» **Source records**:

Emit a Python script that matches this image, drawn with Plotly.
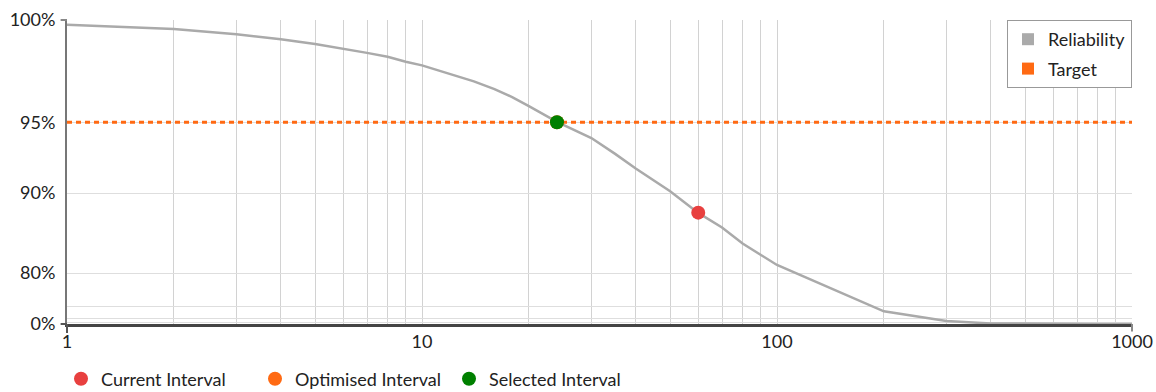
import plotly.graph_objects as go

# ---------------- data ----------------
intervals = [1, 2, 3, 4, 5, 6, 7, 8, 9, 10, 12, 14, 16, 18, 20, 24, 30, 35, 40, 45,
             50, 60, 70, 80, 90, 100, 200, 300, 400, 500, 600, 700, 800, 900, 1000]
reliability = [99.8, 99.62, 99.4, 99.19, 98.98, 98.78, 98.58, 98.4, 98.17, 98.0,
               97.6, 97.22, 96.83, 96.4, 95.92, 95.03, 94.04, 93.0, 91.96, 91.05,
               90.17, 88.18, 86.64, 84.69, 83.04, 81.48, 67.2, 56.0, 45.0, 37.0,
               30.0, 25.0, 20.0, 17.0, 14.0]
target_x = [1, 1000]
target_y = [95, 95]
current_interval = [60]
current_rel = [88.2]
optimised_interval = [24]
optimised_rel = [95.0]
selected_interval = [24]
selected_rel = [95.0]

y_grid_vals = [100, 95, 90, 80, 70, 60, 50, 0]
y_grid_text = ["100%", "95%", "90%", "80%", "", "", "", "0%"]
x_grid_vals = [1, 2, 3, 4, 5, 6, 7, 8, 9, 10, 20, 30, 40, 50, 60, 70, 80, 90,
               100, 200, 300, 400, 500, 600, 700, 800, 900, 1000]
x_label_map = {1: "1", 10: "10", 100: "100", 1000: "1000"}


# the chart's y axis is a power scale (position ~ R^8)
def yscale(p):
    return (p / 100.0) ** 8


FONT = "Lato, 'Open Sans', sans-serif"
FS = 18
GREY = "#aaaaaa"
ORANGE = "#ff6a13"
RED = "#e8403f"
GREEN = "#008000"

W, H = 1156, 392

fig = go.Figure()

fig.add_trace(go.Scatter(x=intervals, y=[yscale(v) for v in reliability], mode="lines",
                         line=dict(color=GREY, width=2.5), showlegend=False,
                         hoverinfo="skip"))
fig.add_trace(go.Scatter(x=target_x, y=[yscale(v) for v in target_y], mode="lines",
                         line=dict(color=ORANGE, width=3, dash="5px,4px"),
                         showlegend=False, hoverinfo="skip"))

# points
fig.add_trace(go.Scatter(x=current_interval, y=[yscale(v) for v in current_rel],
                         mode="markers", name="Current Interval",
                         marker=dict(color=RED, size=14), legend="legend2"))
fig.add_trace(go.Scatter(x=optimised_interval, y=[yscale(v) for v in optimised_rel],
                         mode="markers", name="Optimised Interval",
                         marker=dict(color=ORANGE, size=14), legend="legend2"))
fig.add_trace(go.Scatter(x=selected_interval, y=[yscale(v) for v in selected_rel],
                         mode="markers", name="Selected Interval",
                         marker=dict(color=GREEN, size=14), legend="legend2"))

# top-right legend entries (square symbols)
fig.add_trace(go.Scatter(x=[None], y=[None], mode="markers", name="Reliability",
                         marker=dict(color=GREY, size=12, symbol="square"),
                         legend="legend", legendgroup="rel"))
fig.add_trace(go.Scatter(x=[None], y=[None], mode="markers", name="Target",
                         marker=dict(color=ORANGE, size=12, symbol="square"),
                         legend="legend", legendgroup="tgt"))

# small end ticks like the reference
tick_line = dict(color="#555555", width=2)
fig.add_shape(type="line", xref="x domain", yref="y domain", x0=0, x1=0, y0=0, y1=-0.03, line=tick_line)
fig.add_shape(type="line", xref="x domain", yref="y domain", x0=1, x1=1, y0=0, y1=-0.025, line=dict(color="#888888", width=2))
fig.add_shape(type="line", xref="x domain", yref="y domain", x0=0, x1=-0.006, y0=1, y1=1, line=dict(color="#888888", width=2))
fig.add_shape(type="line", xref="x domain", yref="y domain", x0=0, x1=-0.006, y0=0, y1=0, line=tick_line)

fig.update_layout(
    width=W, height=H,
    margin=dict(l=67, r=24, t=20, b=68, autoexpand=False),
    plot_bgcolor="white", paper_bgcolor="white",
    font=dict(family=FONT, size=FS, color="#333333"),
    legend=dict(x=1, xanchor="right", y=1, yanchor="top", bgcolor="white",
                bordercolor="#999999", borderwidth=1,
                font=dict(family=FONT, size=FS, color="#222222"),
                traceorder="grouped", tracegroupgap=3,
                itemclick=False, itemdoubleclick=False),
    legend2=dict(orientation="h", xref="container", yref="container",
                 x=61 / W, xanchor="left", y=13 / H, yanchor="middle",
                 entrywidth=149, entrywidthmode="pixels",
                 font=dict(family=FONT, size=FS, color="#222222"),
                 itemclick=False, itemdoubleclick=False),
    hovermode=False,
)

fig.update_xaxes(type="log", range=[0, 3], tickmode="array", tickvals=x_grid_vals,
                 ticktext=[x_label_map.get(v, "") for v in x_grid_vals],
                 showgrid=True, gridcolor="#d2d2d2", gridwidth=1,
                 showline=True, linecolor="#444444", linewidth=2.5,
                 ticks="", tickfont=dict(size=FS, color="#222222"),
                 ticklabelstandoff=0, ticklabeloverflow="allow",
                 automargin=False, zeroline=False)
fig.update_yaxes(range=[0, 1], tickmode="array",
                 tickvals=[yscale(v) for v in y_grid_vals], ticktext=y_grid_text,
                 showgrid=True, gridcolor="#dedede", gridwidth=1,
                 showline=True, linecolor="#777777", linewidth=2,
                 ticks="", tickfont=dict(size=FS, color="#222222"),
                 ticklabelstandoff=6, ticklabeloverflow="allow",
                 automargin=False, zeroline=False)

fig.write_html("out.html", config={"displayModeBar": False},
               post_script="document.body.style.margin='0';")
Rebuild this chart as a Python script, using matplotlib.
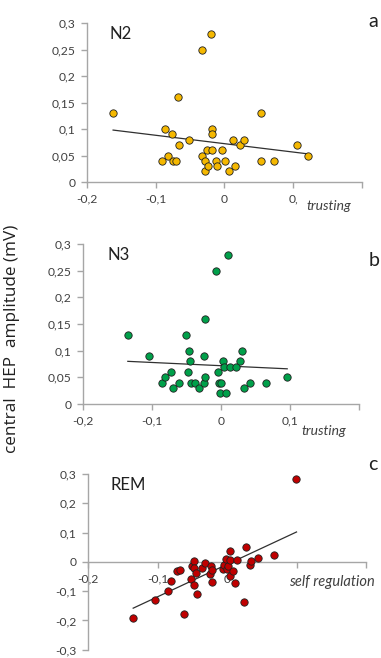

» **Stated exercise**: Quote the records in full and exactly; skip any image.

» **Result**:
Emit a Python script that matches this image, drawn with Plotly.
import plotly.graph_objects as go

# ---------------- data ----------------
intervals = [1, 2, 3, 4, 5, 6, 7, 8, 9, 10, 12, 14, 16, 18, 20, 24, 30, 35, 40, 45,
             50, 60, 70, 80, 90, 100, 200, 300, 400, 500, 600, 700, 800, 900, 1000]
reliability = [99.8, 99.62, 99.4, 99.19, 98.98, 98.78, 98.58, 98.4, 98.17, 98.0,
               97.6, 97.22, 96.83, 96.4, 95.92, 95.03, 94.04, 93.0, 91.96, 91.05,
               90.17, 88.18, 86.64, 84.69, 83.04, 81.48, 67.2, 56.0, 45.0, 37.0,
               30.0, 25.0, 20.0, 17.0, 14.0]
target_x = [1, 1000]
target_y = [95, 95]
current_interval = [60]
current_rel = [88.2]
optimised_interval = [24]
optimised_rel = [95.0]
selected_interval = [24]
selected_rel = [95.0]

y_grid_vals = [100, 95, 90, 80, 70, 60, 50, 0]
y_grid_text = ["100%", "95%", "90%", "80%", "", "", "", "0%"]
x_grid_vals = [1, 2, 3, 4, 5, 6, 7, 8, 9, 10, 20, 30, 40, 50, 60, 70, 80, 90,
               100, 200, 300, 400, 500, 600, 700, 800, 900, 1000]
x_label_map = {1: "1", 10: "10", 100: "100", 1000: "1000"}


# the chart's y axis is a power scale (position ~ R^8)
def yscale(p):
    return (p / 100.0) ** 8


FONT = "Lato, 'Open Sans', sans-serif"
FS = 18
GREY = "#aaaaaa"
ORANGE = "#ff6a13"
RED = "#e8403f"
GREEN = "#008000"

W, H = 1156, 392

fig = go.Figure()

fig.add_trace(go.Scatter(x=intervals, y=[yscale(v) for v in reliability], mode="lines",
                         line=dict(color=GREY, width=2.5), showlegend=False,
                         hoverinfo="skip"))
fig.add_trace(go.Scatter(x=target_x, y=[yscale(v) for v in target_y], mode="lines",
                         line=dict(color=ORANGE, width=3, dash="5px,4px"),
                         showlegend=False, hoverinfo="skip"))

# points
fig.add_trace(go.Scatter(x=current_interval, y=[yscale(v) for v in current_rel],
                         mode="markers", name="Current Interval",
                         marker=dict(color=RED, size=14), legend="legend2"))
fig.add_trace(go.Scatter(x=optimised_interval, y=[yscale(v) for v in optimised_rel],
                         mode="markers", name="Optimised Interval",
                         marker=dict(color=ORANGE, size=14), legend="legend2"))
fig.add_trace(go.Scatter(x=selected_interval, y=[yscale(v) for v in selected_rel],
                         mode="markers", name="Selected Interval",
                         marker=dict(color=GREEN, size=14), legend="legend2"))

# top-right legend entries (square symbols)
fig.add_trace(go.Scatter(x=[None], y=[None], mode="markers", name="Reliability",
                         marker=dict(color=GREY, size=12, symbol="square"),
                         legend="legend", legendgroup="rel"))
fig.add_trace(go.Scatter(x=[None], y=[None], mode="markers", name="Target",
                         marker=dict(color=ORANGE, size=12, symbol="square"),
                         legend="legend", legendgroup="tgt"))

# small end ticks like the reference
tick_line = dict(color="#555555", width=2)
fig.add_shape(type="line", xref="x domain", yref="y domain", x0=0, x1=0, y0=0, y1=-0.03, line=tick_line)
fig.add_shape(type="line", xref="x domain", yref="y domain", x0=1, x1=1, y0=0, y1=-0.025, line=dict(color="#888888", width=2))
fig.add_shape(type="line", xref="x domain", yref="y domain", x0=0, x1=-0.006, y0=1, y1=1, line=dict(color="#888888", width=2))
fig.add_shape(type="line", xref="x domain", yref="y domain", x0=0, x1=-0.006, y0=0, y1=0, line=tick_line)

fig.update_layout(
    width=W, height=H,
    margin=dict(l=67, r=24, t=20, b=68, autoexpand=False),
    plot_bgcolor="white", paper_bgcolor="white",
    font=dict(family=FONT, size=FS, color="#333333"),
    legend=dict(x=1, xanchor="right", y=1, yanchor="top", bgcolor="white",
                bordercolor="#999999", borderwidth=1,
                font=dict(family=FONT, size=FS, color="#222222"),
                traceorder="grouped", tracegroupgap=3,
                itemclick=False, itemdoubleclick=False),
    legend2=dict(orientation="h", xref="container", yref="container",
                 x=61 / W, xanchor="left", y=13 / H, yanchor="middle",
                 entrywidth=149, entrywidthmode="pixels",
                 font=dict(family=FONT, size=FS, color="#222222"),
                 itemclick=False, itemdoubleclick=False),
    hovermode=False,
)

fig.update_xaxes(type="log", range=[0, 3], tickmode="array", tickvals=x_grid_vals,
                 ticktext=[x_label_map.get(v, "") for v in x_grid_vals],
                 showgrid=True, gridcolor="#d2d2d2", gridwidth=1,
                 showline=True, linecolor="#444444", linewidth=2.5,
                 ticks="", tickfont=dict(size=FS, color="#222222"),
                 ticklabelstandoff=0, ticklabeloverflow="allow",
                 automargin=False, zeroline=False)
fig.update_yaxes(range=[0, 1], tickmode="array",
                 tickvals=[yscale(v) for v in y_grid_vals], ticktext=y_grid_text,
                 showgrid=True, gridcolor="#dedede", gridwidth=1,
                 showline=True, linecolor="#777777", linewidth=2,
                 ticks="", tickfont=dict(size=FS, color="#222222"),
                 ticklabelstandoff=6, ticklabeloverflow="allow",
                 automargin=False, zeroline=False)

fig.write_html("out.html", config={"displayModeBar": False},
               post_script="document.body.style.margin='0';")
Rebuild this chart as a Python script, using matplotlib.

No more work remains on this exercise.